Saturday, August 20, 2011

The Oneiric Effect

The 'Oneiric Effect'

I'd like to qualify this before I begin that I view myself as a Greek-Australian. I'm proud of both identities and comfortable with saying so. I'm not overly patriotic but interested in both cultures – the whole dual identity issue doesn't phase me at all. I've read Seferis, Elytis, Kazantzakis, Psellus and Herodotus, Thucydides, Plutarch, Euripides, Aristophanes, Aeschylus and Homer (etc); I enjoy Greek music: rembetika, smyrneika, Haris Alexiou, Dalaras, Bithikotsis, Melina Kana, Papazoglou, Lidakis and Malamas (once again the list would go on). I like speaking and hearing Greek.

As for the Australian side: I write in English;  I don't mind saying 'goodaye'; I'm a huge West Coast Eagles fan in the AFL; I follow cricket; and I laughed non stop during The Castle. I care about our nation and who we vote for. I love Whitlam, admire Fraser, adore Perth and wish I could save all of Australia's unique flora and fauna. Go Bob Brown!

So having qualified that I'm proud of both cultures - and not in the nationalistic sense of saying that either are superior to the myriad of other cultures out there - I'd like to post about the 'oneiric effect'.

Often migrants from non-Anglo-Saxon/Celtic backgrounds cling to traditions and values of the eras and countries they migrated from. We often hold ideals of the Motherland/Fatherland being a dreamlike place, where things are purer, people better, the culture superior. For the sake of this slap-dash post, I'm calling this the 'oneiric effect' - there's probably a more formal term out there already in use (but that would require research and this isn't that type of blog) - and as 'oneiro' means 'dream' in Greek it felt for me an apt way to describe it. The oneiric effect often places ethnic communities in a time-warp. Not a complete time-warp but one where things are moving much slower than the state the Motherland is in.

There is a poignancy and beauty in the need to cling to a past that has actually moved on. I know many people in Australia who use Greek words long extinct in the modern vernacular; I know of  traditions that even second, third and forth generation Greeks hold at weddings that have vanished from much of their Fatherland, the Patrida.

With the ease these days of electronic communication this effect will lessen over time but it will still maintain some thin presence. It's both sad and touching; there are dollops of pothos and pathos here. I'm mentioning all this because Neal Ascherson  (in his history Black Sea - the Birthplace of Civilisation and Barbarism - a brilliant work) mentions a story which resonated with me with its depiction of a culture under the full oneiric effect.
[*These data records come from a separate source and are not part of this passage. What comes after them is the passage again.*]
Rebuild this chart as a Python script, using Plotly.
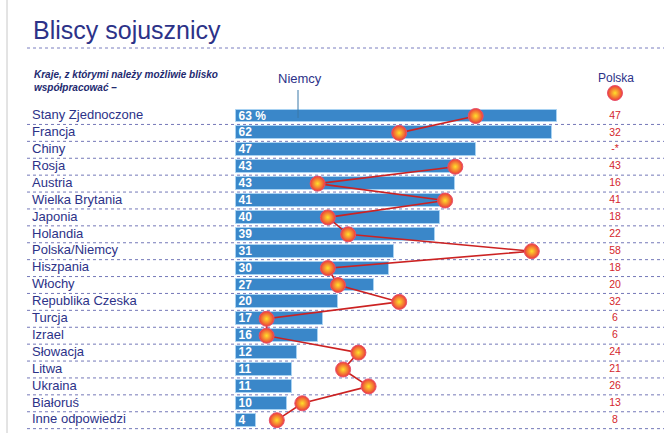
import plotly.graph_objects as go

countries = ["Stany Zjednoczone", "Francja", "Chiny", "Rosja", "Austria",
             "Wielka Brytania", "Japonia", "Holandia", "Polska/Niemcy", "Hiszpania",
             "Włochy", "Republika Czeska", "Turcja", "Izrael", "Słowacja",
             "Litwa", "Ukraina", "Białoruś", "Inne odpowiedzi"]
niemcy = [63, 62, 47, 43, 43, 41, 40, 39, 31, 30, 27, 20, 17, 16, 12, 11, 11, 10, 4]
polska = [47, 32, None, 43, 16, 41, 18, 22, 58, 18, 20, 32, 6, 6, 24, 21, 26, 13, 8]
niemcy_labels = ["63 %"] + [str(v) for v in niemcy[1:]]
polska_labels = [str(v) if v is not None else "-*" for v in polska]

W, H = 664, 433
X0, XS = 236.0, 5.1        # pixel of value 0, pixels per unit
Y0, YS = 116.0, 16.9       # pixel of first row center, pixels per row

def px_x(p):
    return (p - X0) / XS

def px_y(p):
    return (p - Y0) / YS

NAVY = "#2c3288"
RED_TXT = "#d4262c"
ys = list(range(len(countries)))

fig = go.Figure()

# bars (Niemcy)
fig.add_trace(go.Bar(
    x=niemcy, y=ys, orientation="h", width=0.76,
    marker=dict(color="#3a87c9", line=dict(color="#a8d2f2", width=1)),
    text=niemcy_labels, textposition="inside", insidetextanchor="start", textangle=0,
    textfont=dict(family="Liberation Sans", size=12, color="white", weight="bold"),
    cliponaxis=False, showlegend=False, hoverinfo="skip",
))

# Polska line + dots
fig.add_trace(go.Scatter(
    x=polska, y=ys, mode="lines+markers", connectgaps=False,
    line=dict(color="#cc2222", width=1.6),
    marker=dict(size=15, color="#ec3a3a",
                gradient=dict(type="radial", color="#ffe02a"),
                line=dict(color="#e8506a", width=1)),
    showlegend=False, hoverinfo="skip", cliponaxis=False,
))

# country labels
fig.add_trace(go.Scatter(
    x=[px_x(32)] * len(countries), y=ys, mode="text", text=countries,
    textposition="middle right",
    textfont=dict(family="Liberation Sans", size=13, color=NAVY),
    showlegend=False, hoverinfo="skip", cliponaxis=False,
))

# Polska values column
fig.add_trace(go.Scatter(
    x=[px_x(615)] * len(countries), y=ys, mode="text", text=polska_labels,
    textposition="middle center",
    textfont=dict(family="Liberation Sans", size=10.5, color=RED_TXT),
    showlegend=False, hoverinfo="skip", cliponaxis=False,
))

# Polska legend dot
fig.add_trace(go.Scatter(
    x=[px_x(615)], y=[px_y(93)], mode="markers",
    marker=dict(size=15, color="#ec3a3a",
                gradient=dict(type="radial", color="#ffe02a"),
                line=dict(color="#e8506a", width=1)),
    showlegend=False, hoverinfo="skip", cliponaxis=False,
))

shapes = []
# row separators
for i in range(len(countries)):
    yy = i + 0.5
    shapes.append(dict(type="line", xref="paper", yref="y",
                       x0=27 / W, x1=1, y0=yy, y1=yy,
                       line=dict(color="#7478b8", width=1, dash="dot"), layer="below"))
# title underline
shapes.append(dict(type="line", xref="paper", yref="paper",
                   x0=27 / W, x1=1, y0=1 - 48 / H, y1=1 - 48 / H,
                   line=dict(color="#7a7fc0", width=1, dash="dot")))
# left gray border
shapes.append(dict(type="line", xref="paper", yref="paper",
                   x0=7 / W, x1=7 / W, y0=0, y1=1,
                   line=dict(color="#c8c8c8", width=1)))
# Niemcy pointer line
shapes.append(dict(type="line", xref="paper", yref="paper",
                   x0=298 / W, x1=298 / W, y0=1 - 90 / H, y1=1 - 118 / H,
                   line=dict(color="#3a78a8", width=1), layer="above"))

annotations = [
    dict(text="Bliscy sojusznicy", xref="paper", yref="paper",
         x=31 / W, y=1 - 30 / H, xanchor="left", yanchor="middle", showarrow=False,
         font=dict(family="Liberation Sans", size=25, color=NAVY)),
    dict(text="<b><i>Kraje, z którymi należy możliwie blisko<br>współpracować –</i></b>",
         xref="paper", yref="paper", x=32 / W, y=1 - 81 / H, xanchor="left", yanchor="middle",
         align="left", showarrow=False,
         font=dict(family="Liberation Sans", size=10, color="#232a70")),
    dict(text="Niemcy", xref="paper", yref="paper", x=300 / W, y=1 - 79 / H,
         xanchor="center", yanchor="middle", showarrow=False,
         font=dict(family="Liberation Sans", size=13, color=NAVY)),
    dict(text="Polska", xref="paper", yref="paper", x=616 / W, y=1 - 78 / H,
         xanchor="center", yanchor="middle", showarrow=False,
         font=dict(family="Liberation Sans", size=12, color=NAVY)),
]

fig.update_layout(
    width=W, height=H, autosize=False,
    margin=dict(l=0, r=0, t=0, b=0),
    paper_bgcolor="white", plot_bgcolor="white",
    xaxis=dict(range=[px_x(0), px_x(W)], visible=False, fixedrange=True),
    yaxis=dict(range=[px_y(H), px_y(0)], visible=False, fixedrange=True),
    shapes=shapes, annotations=annotations,
    uniformtext=dict(mode="show", minsize=12),
    bargap=0,
)

fig.write_html("out.html", config={"displayModeBar": False},
               post_script="document.body.style.margin='0px';document.body.style.overflow='hidden';")
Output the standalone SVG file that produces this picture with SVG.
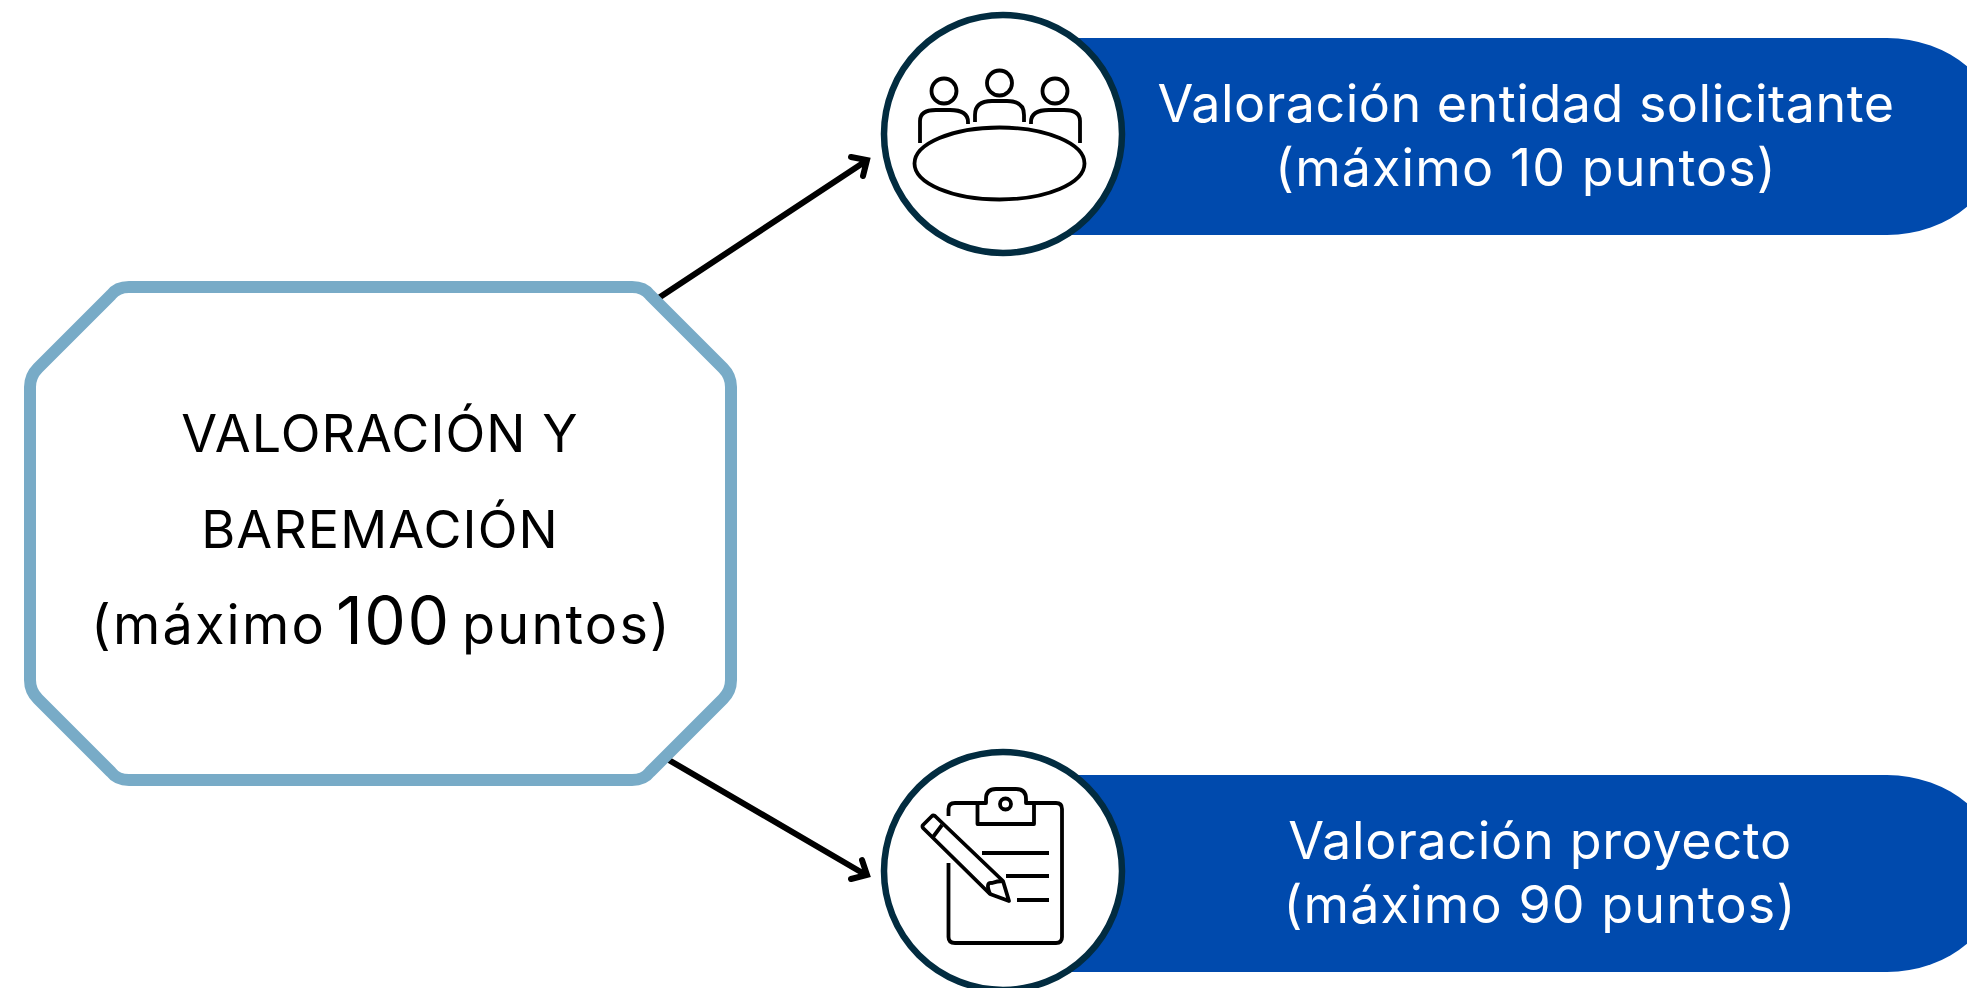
<svg xmlns="http://www.w3.org/2000/svg" width="1967" height="988" viewBox="0 0 1967 988">
<defs><style>
.pill{fill:#004aad}
.ring{fill:#fff;stroke:#022c40;stroke-width:6.5}
.ic{fill:none;stroke:#000;stroke-width:3.8;stroke-linejoin:round}
.t{font-family:"Inter","Liberation Sans",sans-serif;text-anchor:middle}
.w{fill:#fff;font-size:52px;letter-spacing:.5px}
.p{letter-spacing:1.1px}
.k{fill:#000;font-size:52px;letter-spacing:1.1px}
.s{font-size:54px;letter-spacing:2.2px;text-anchor:start}
.c{fill:none;stroke:#000;stroke-width:6;stroke-linecap:round;stroke-linejoin:miter}
</style></defs>
<rect width="1967" height="988" fill="#fff"/>
<g id="connectors">
<path class="c" d="M654 301L866 161M851 157L867 160L863 176"/>
<path class="c" d="M662 756L866 875M851 879L867 875L862 860"/>
</g>
<g id="node-main">
<path d="M129 287H632Q644 287 650 295L723 368Q731 376 731 387V680Q731 691 723 699L650 772Q644 780 632 780H129Q117 780 111 772L38 699Q30 691 30 680V387Q30 376 38 368L111 295Q117 287 129 287Z" fill="#fff" stroke="#78abc7" stroke-width="12"/>
<text class="t k" x="380" y="452">VALORACIÓN Y</text>
<text class="t k" x="380" y="548">BAREMACIÓN</text>
<text class="t k s" y="644"><tspan x="91">(máximo</tspan><tspan x="336" font-size="66" letter-spacing="1.500">100</tspan><tspan x="462">puntos)</tspan></text>
</g>
<g id="node-entidad">
<path class="pill" d="M1040 38H1887A114 98.5 0 0 1 1887 235H1040Z"/>
<circle class="ring" cx="1003" cy="134" r="119"/>
<g class="ic">
<circle cx="944" cy="91" r="12.5"/><circle cx="999.5" cy="83" r="12.5"/><circle cx="1055" cy="91" r="12.5"/>
<path d="M920 143V121Q920 110 936 110H950Q968 110 968 122V124"/>
<path d="M975 122V115Q975 101 992 101H1007Q1024 101 1024 115V122"/>
<path d="M1031 124V122Q1031 110 1049 110H1064Q1080 110 1080 121V143"/>
<ellipse cx="999.5" cy="163.500" rx="85" ry="36"/>
</g>
<text class="t w" x="1526" y="122">Valoración entidad solicitante</text>
<text class="t w p" x="1526" y="186">(máximo 10 puntos)</text>
</g>
<g id="node-proyecto">
<path class="pill" d="M1040 775H1887A114 98.5 0 0 1 1887 972H1040Z"/>
<circle class="ring" cx="1003" cy="871" r="119"/>
<g class="ic">
<path d="M948.500 816V809Q948.500 803 955 803H977M1027 803H1056Q1062 803 1062 809V937Q1062 943 1056 943H955Q948.500 943 948.500 937V863"/>
<path d="M977.500 824V803H986V799Q986 789 996 789H1016Q1026 789 1026 799V803H1034V824Z"/>
<circle cx="1005.500" cy="804" r="5.500"/>
<path d="M982 853H1049M1006 876H1049M1017 900H1049"/>
<path d="M923 825L932 816Q933 815 935 816L1003 881L1009 901L990 894L923 828Q922 826 923 825Z"/>
<path d="M933 837L942 825M990 894Q985 882 992 883Q997 881 1003 881"/>
</g>
<text class="t w" x="1540" y="859" style="letter-spacing:.7px">Valoración proyecto</text>
<text class="t w p" x="1540" y="923">(máximo 90 puntos)</text>
</g>
</svg>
Dio Chrysostom (a Greek in the Roman period) was a travelling philosopher and arrived in a dying Greek town of Olbia - on the Black Sea. It was a town of now only 3000, which once had been a vibrant city of 30-50000 people. In the surrounding countryside lived the peoples of the steppe, the nomadic Scythians. Dio had come from the Motherland, so to speak, the modern world and in this largely ruined city he found a people, the Olbians, clinging to a Hellenic culture from a few hundred years ago. This to me is the extreme form of the oneiric effect: distance and isolation in a community clinging to and attempting to maintain the cultural 'superiority' of the motherland.

Dio thought the place odd. Here beards were still worn in an ancient Hellenic fashion, while in Dio's Greece, shaggy beards were no longer all the rage. A handsome young man on horseback on recognising that Dio hailed from the distant Fatherland, boasted to Dio of his Hellenism: his feats of bravery, his interest in philosophy and his many male lovers. While in the Greece of Dio's time, the poetry now concentrated on the beauty of women.

In Olbia, they still all sat down in an archaic fashion outside the Temple of Zeus to hold their debates. Olbians loudly boasted that they knew Homer by heart (can't be a bad thing) yet their Greek was antiquated and poorly accented and the city in ruins. They also wore Scythian clothing and had in turn been influenced from the 'foreign' surrounds. They were like some ethnic communities: both more traditional but also naturally influenced by their region too despite their attempts not to be.

The Olbians in alien lands clung to archaisms in an Hellas long since gone. And although the oneiric effect occurs in our own present day society, not much in our modern wired era of communication compares to Olbia - except in a few rare pockets nearing extinction.

Although, I occasionally feel nostalgic for the Hellas of my grandparents and great grandparents, I realise that times change, culture changes, and that today's world may be growing in terms of population but it is certainly growing smaller on most other accounts. Our global technologically-powered proximity means that the oneiric effect will continue to be diminished too.

The Olbian tale is, nevertheless, touching; and for history buffs, Neal Ascherson's Black Sea, The Birthplace of Civilisation and Barbarism is well worth a read.